Stakeholders have been concerned that new websites—such as cyberlocker sites, which are frequently used for copyright infringement through the file-sharing of music, movies and TV shows, but may not exist for that primary purpose—fell outside of the scheme. It is expected that the addition of a primary effect test will bring such sites within the scheme.
This bill will allow the courts to issue more flexible injunctions that can be adapted to maintain a blocking order without the applicant having to return to court for a new injunction when pirate sites change addresses or access pathways. These adaptable injunctions will provide for the blocking of additional domain names, IP addresses and search results by agreement with the copyright owner and the service provider. This bill will help to avoid wasteful and difficult evidential inquiries for applicants to establish the location of web hosting sites by putting in place a rebuttable presumption that an online location is outside Australia. The bill will enable the Minister, by disallowable instrument, to declare that particular online search engine providers, or a class of those providers, are exempt from the scheme. This last measure is essentially a safeguard to ensure that injunctions are directed only against larger service providers facilitating the infringement of copyright.

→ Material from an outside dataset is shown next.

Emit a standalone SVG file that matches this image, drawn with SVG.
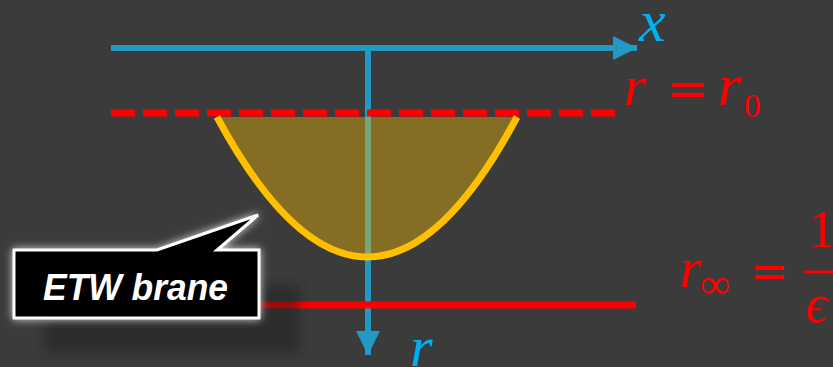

In conclusion, creative industry representatives in Australia, with whom Labor have been consulting, have already indicated support for the changes proposed in this bill. This bill that is now before us is primarily aimed at preventing digital piracy for the benefit of Australian creative industries. The online world has created many challenges for law enforcement. We know that search engine providers have been actively involved in the battle against online piracy, and we trust they will use the tools these amendments provide to continue that battle.
We, in Labor, are pleased that the protection of copyright is an area of bipartisan agreement. In the past, we have been concerned by this Government's ill-considered announcement on some policies that would roll back copyright protections, such as in relation to safe harbour laws. However, Australian creative industries united in opposition to the Government's plans at that time to diminish copyright protections. We were pleased to see that the Government, in that case, backed down. Labor is pleased to see that the Government has come around to understanding the importance of regulating to protect the rights of content owners in the digital era, and we support this bill as a means to further that objective.